Kate Higgins said...

Kind of late to comment about names but my great auntie had the nice Swedish first name of 'Gunborg' (Gun pronounced 'Goon'). She was called Gunnie for short (pronounced Goonie). Needless to say we named our daughter after the other great aunt: Tyra (pronounce "Teer rah").

Old family names can be interesting...

Julie Weathers said...

Beth,

When I was doing some research on the King Ranch, i learned Henrietta King's step mother had a daughter, but her last name was the same as her maiden name. She was the daughter of a well-respected minister and high society family. The chances of her having a child out of wed lock would have been slim. I finally solved the mystery. She had married her cousin who had the same last name. He died a few years after they married. I tracked this down through old newspaper articles.

The historian for the King ranch had never been able to figure this out, so he was eternally grateful to me.
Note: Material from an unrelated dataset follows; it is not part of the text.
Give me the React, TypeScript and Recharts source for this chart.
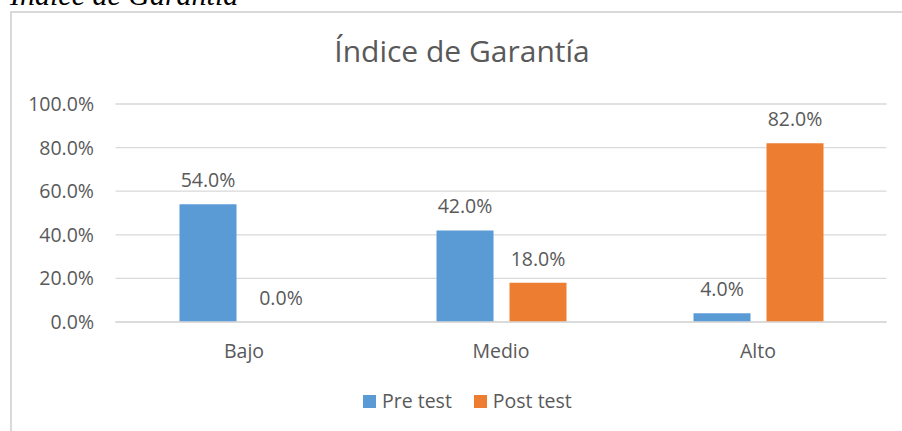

It earned me the keys to the Kingdom and all the private records.

Beth said...

Nice work, Julie. I've never dug into geneology, but I have great respect for the patience and persistance of those of you who do.

Sharyn Ekbergh said...

My mom has a friend whose last name is Gates.
His first name is (no kidding) Pearly.
We also knew a couple whose last name was Doctor. They were doctors so..
Doctor Doctor and Doctor Doctor.
My great grandmother's name was Zuleme.
My last name in Swedish means Oak Mountain. Too bad I don't write fantasy.